Fin des années 60, Maurice Pialat, ayant laissé passer la vague, décide enfin de se lancer derrière la grande caméra avec son premier film L’Enfance nue. L’histoire d’un enfant confié à l'assistance publique et ricochant d’une famille d’accueil à l’autre.


« Quand le ciel bas et lourd pèse comme un couvercle », voilà la sensation, tirée d’un vers célèbre de Baudelaire, qui peut nous parcourir en regardant L’Enfance nue. Autour du sujet des enfants esseulés par leurs familles dans une région minière du Nord se meut une caméra distante et froide, dans une visée naturaliste évidente qui ne cherche pas temps à mettre à nue les personnages dans leurs états d’âme/émotions que dans le compte-rendu de leur situation sociale et la précarité de celle-ci.

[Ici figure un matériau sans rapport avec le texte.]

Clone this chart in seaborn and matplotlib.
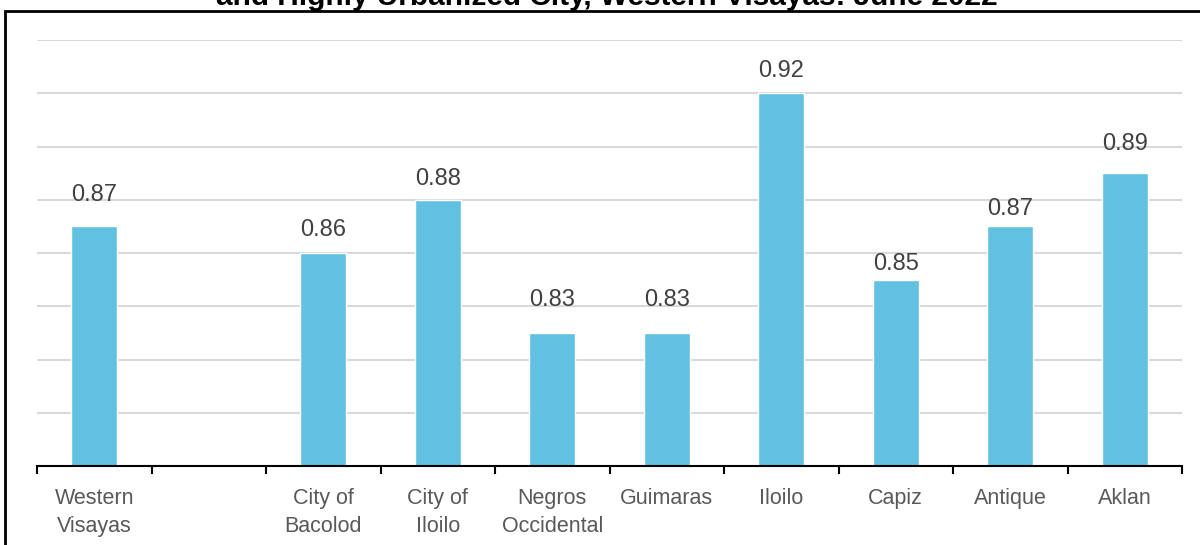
import matplotlib
matplotlib.use("Agg")
import matplotlib.pyplot as plt
import seaborn as sns
import numpy as np
import pandas as pd
from matplotlib.patches import Rectangle

# data
categories = ["Western\nVisayas", " ", "City of\nBacolod", "City of\nIloilo", "Negros\nOccidental",
              "Guimaras", "Iloilo", "Capiz", "Antique", "Aklan"]
values = [0.87, np.nan, 0.86, 0.88, 0.83, 0.83, 0.92, 0.85, 0.87, 0.89]
title = "and Highly Urbanized City, Western Visayas: June 2022"

# label offsets above each bar (points), as placed in the original
label_pad = [14.5, 8.7, 7.3, 15.9, 15.9, 8.0, 3.0, 4.4, 13.0]

df = pd.DataFrame({"area": categories, "value": values}).dropna()

sns.set_theme(style="white")
plt.rcParams["font.family"] = ["Liberation Sans", "DejaVu Sans"]

fig = plt.figure(figsize=(12, 5.45), dpi=100)
ax = fig.add_axes([37 / 1200, 1 - 466 / 545, (1182 - 37) / 1200, (466 - 40) / 545])

sns.barplot(data=df, x="area", y="value", order=categories, color="#62C1E0",
            width=0.4, saturation=1, ax=ax)

ax.set_ylim(0.78, 0.94)
ax.set_xlim(-0.5, len(categories) - 0.5)
ax.set_yticks(np.arange(0.78, 0.9401, 0.02))
ax.yaxis.grid(True, color="#D9D9D9", linewidth=1.5)
ax.set_axisbelow(True)
ax.tick_params(axis="y", left=False, labelleft=False)

# category labels centred, tick marks at the boundaries
ax.set_xticks(range(len(categories)))
ax.set_xticklabels(categories, fontsize=15.5, color="#595959", linespacing=1.4)
ax.set_xticks(np.arange(-0.5, len(categories), 1), minor=True)
ax.tick_params(axis="x", which="major", length=0, pad=16)
ax.tick_params(axis="x", which="minor", bottom=True, length=6, width=1.5,
               color="black", direction="out")

for s in ["top", "right", "left"]:
    ax.spines[s].set_visible(False)
ax.spines["bottom"].set_color("black")
ax.spines["bottom"].set_linewidth(1.5)

ax.set_xlabel("")
ax.set_ylabel("")

# value labels
bars = sorted(ax.patches, key=lambda p: p.get_x())
for p, pad in zip(bars, label_pad):
    h = p.get_height()
    ax.annotate(f"{h:.2f}", xy=(p.get_x() + p.get_width() / 2, h),
                xytext=(0, pad), textcoords="offset points",
                ha="center", va="bottom", fontsize=17, color="#404040")

# border and cropped title
fig.add_artist(Rectangle((5 / 1200, -0.2), 1.2, 1.2 - 11 / 545, transform=fig.transFigure,
                         fill=False, edgecolor="black", linewidth=2))
fig.text(607 / 1200, 1 - 5 / 545, title, ha="center", va="baseline",
         fontsize=21.4, fontweight="bold", color="black")

fig.savefig("out.png", dpi=100)
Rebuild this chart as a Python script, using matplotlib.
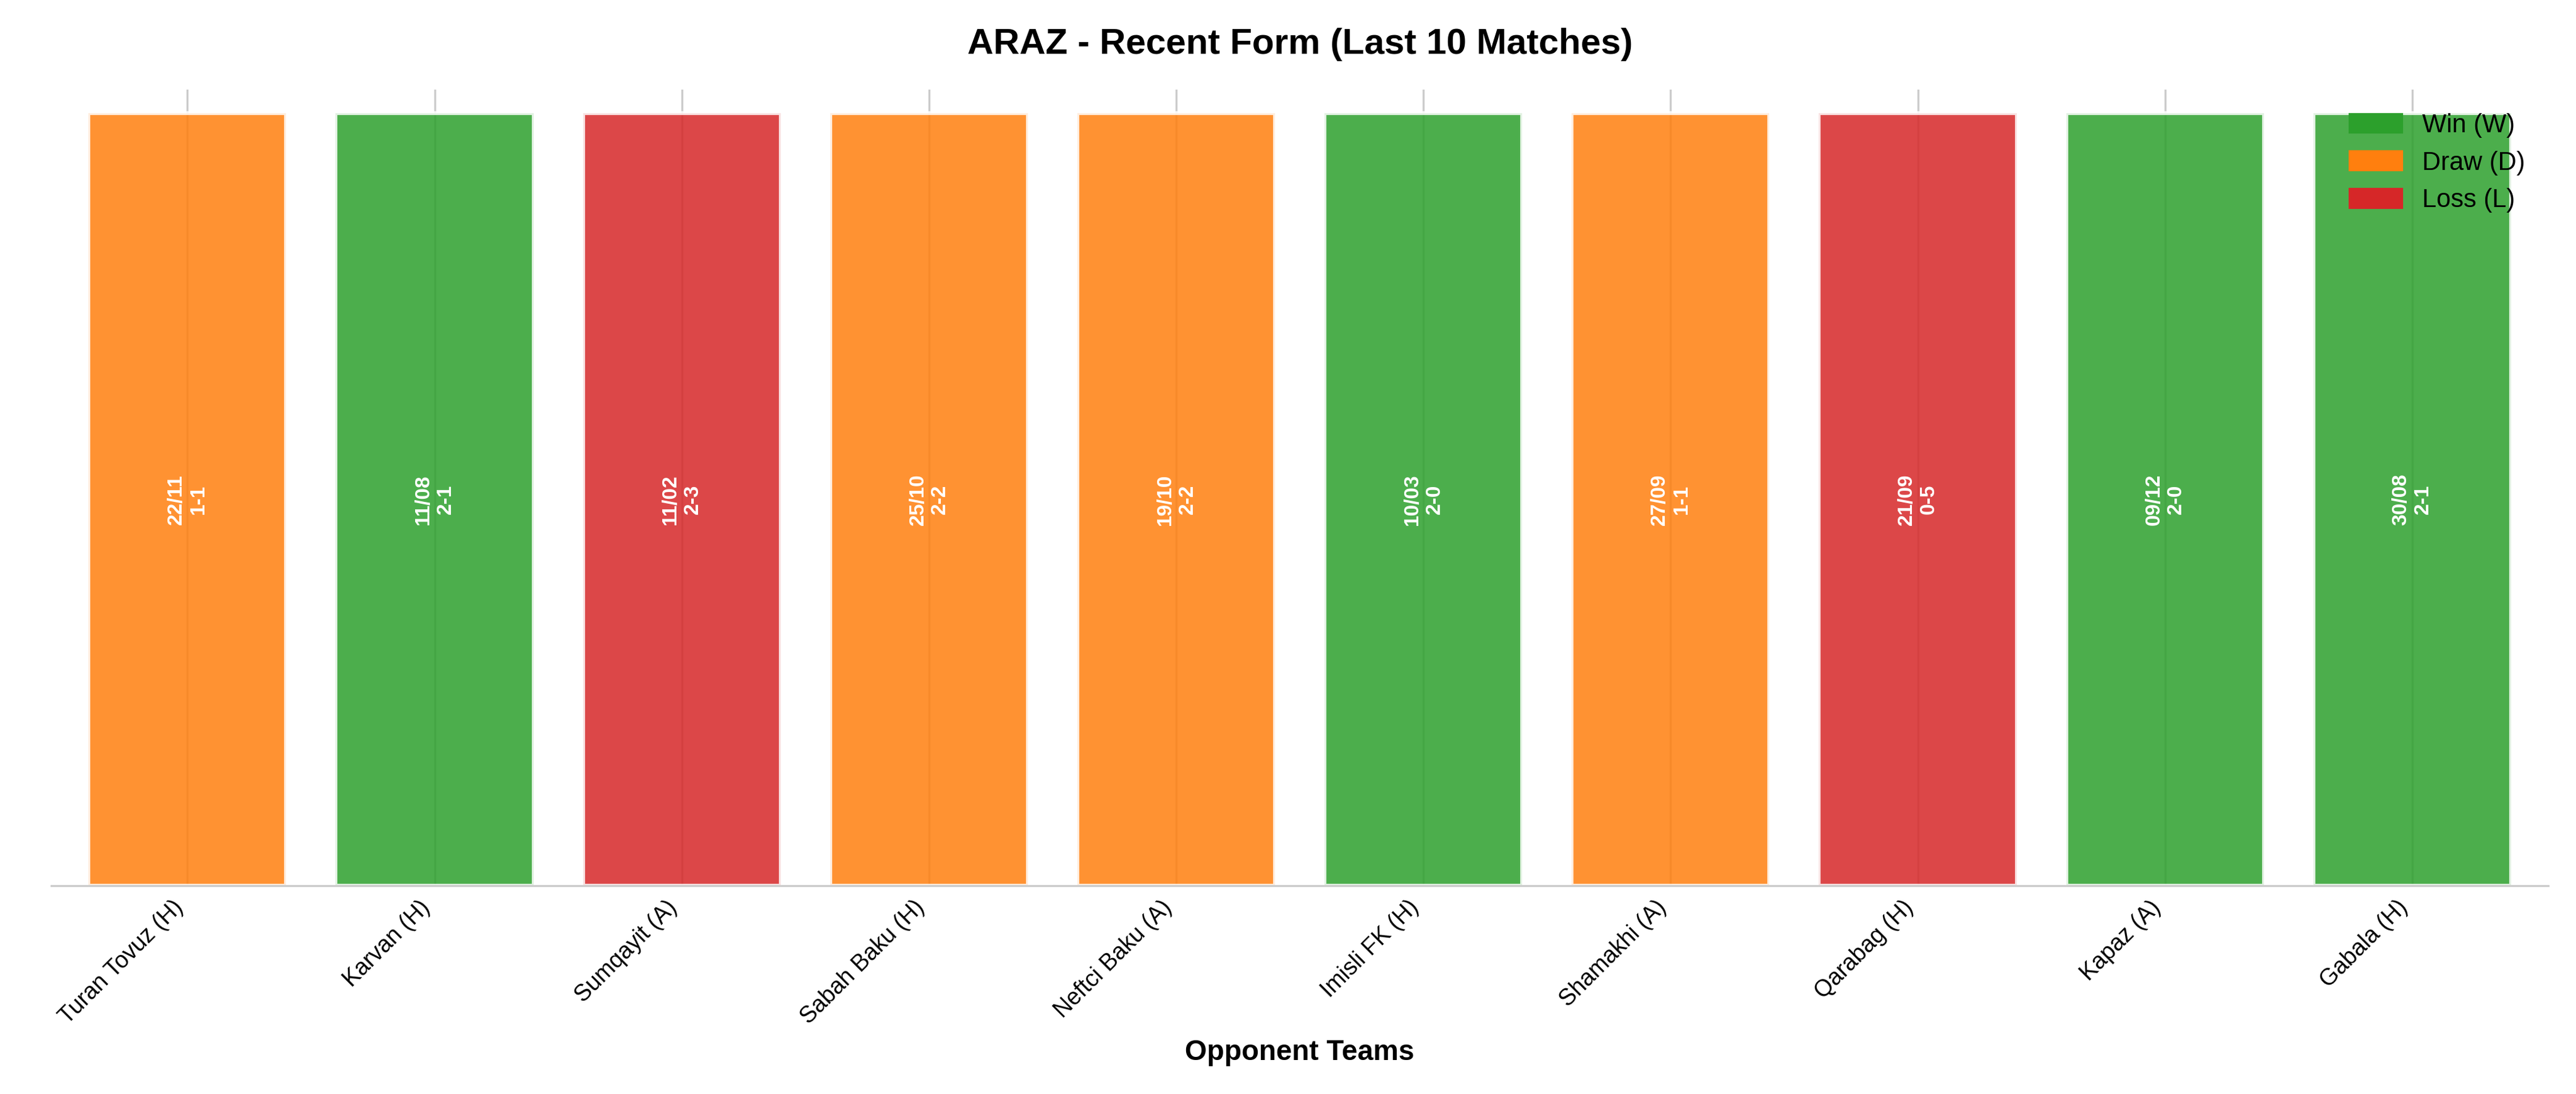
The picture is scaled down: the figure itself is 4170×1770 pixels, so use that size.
import matplotlib
matplotlib.use("Agg")
import matplotlib.pyplot as plt
from matplotlib.patches import Patch

opponents = ["Turan Tovuz (H)", "Karvan (H)", "Sumqayit (A)", "Sabah Baku (H)", "Neftci Baku (A)",
             "Imisli FK (H)", "Shamakhi (A)", "Qarabag (H)", "Kapaz (A)", "Gabala (H)"]
results = ["D", "W", "L", "D", "D", "W", "D", "L", "W", "W"]
dates = ["22/11", "11/08", "11/02", "25/10", "19/10", "10/03", "27/09", "21/09", "09/12", "30/08"]
scores = ["1-1", "2-1", "2-3", "2-2", "2-2", "2-0", "1-1", "0-5", "2-0", "2-1"]

colors = {"W": "#2ca02c", "D": "#ff7f0e", "L": "#d62728"}
plt.rcParams['font.family'] = ['Liberation Sans', 'DejaVu Sans']

fig, ax = plt.subplots(figsize=(13.9, 5.9), dpi=300)
x = list(range(len(opponents)))
for xi in x:
    ax.axvline(xi, color="#cccccc", lw=0.8, zorder=0)
ax.bar(x, [1]*len(x), color=[colors[r] for r in results], alpha=0.85,
       edgecolor="white", linewidth=1.5, width=0.8, zorder=2)
for xi, d, s in zip(x, dates, scores):
    ax.text(xi, 0.5, f"{d}\n{s}", rotation=90, ha="center", va="center",
            color="white", fontsize=8, fontweight="bold", zorder=3)
ax.set_xticks(x)
ax.set_xticklabels(opponents, rotation=45, ha="right", fontsize=9)
ax.set_yticks([])
ax.set_ylim(0, 1.03)
ax.set_xlim(-0.55, 9.55)
for s in ["top", "right", "left"]:
    ax.spines[s].set_visible(False)
ax.spines["bottom"].set_color("#cccccc")
ax.tick_params(axis="x", length=0, pad=4)
ax.set_xlabel("Opponent Teams", fontsize=11, fontweight="bold")
ax.set_title("ARAZ - Recent Form (Last 10 Matches)", fontsize=14, fontweight="bold", pad=14)
handles = [Patch(color=colors[k]) for k in ["W", "D", "L"]]
ax.legend(handles, ["Win (W)", "Draw (D)", "Loss (L)"], loc="upper right", frameon=False, fontsize=10)
fig.tight_layout()
fig.savefig("out.png", dpi=300)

On verra la souffrance et la douleur de l’extérieur des corps sans en constater directement les raisons profondes ni même en se voyant offrir une trame narrative un tant soit peu salvatrice pour le jeune François (sauf à quitter le film sur l'espoir qu'il conjure enfin la fatalité qui l'entoure, le film peut en effet le laisser penser). Cela est d’autant plus frappant qu’il est question d’enfants en fait. Et si Pialat a cherché à accomplir quelque chose ici, c’est certainement un peu de cet ordre de l’apposition d’une barrière entre nous et le personnage principal, nous imposer ainsi de rester dehors quand à l’intérieur on devine des cris que l'enfant lui-même ne semble pas encore capable de saisir et d'extérioriser.


Aussi, que ce soit une intention recherchée ou une résultante involontaire des images qu’il aura capté, le microcosme qui accueillera cet enfant se parera d’une laideur pudique mais palpable. Une laideur pas forcément étrangère au spectateur et en ce sens qui pourra nourrir une certaine tendresse à l’égard de ces personnages qui expriment la leur avec une sophistication un peu abrupte. Et si on voudra facilement prêter au film la pleine réussite d'une reconstitution quasi-documentaire de ce qui semble être la vérité d’une certaine époque, on pourra, à l’inverse, saluer la réussite de Pialat à effacer l’élaboration fictionnelle qui sous-tend son film.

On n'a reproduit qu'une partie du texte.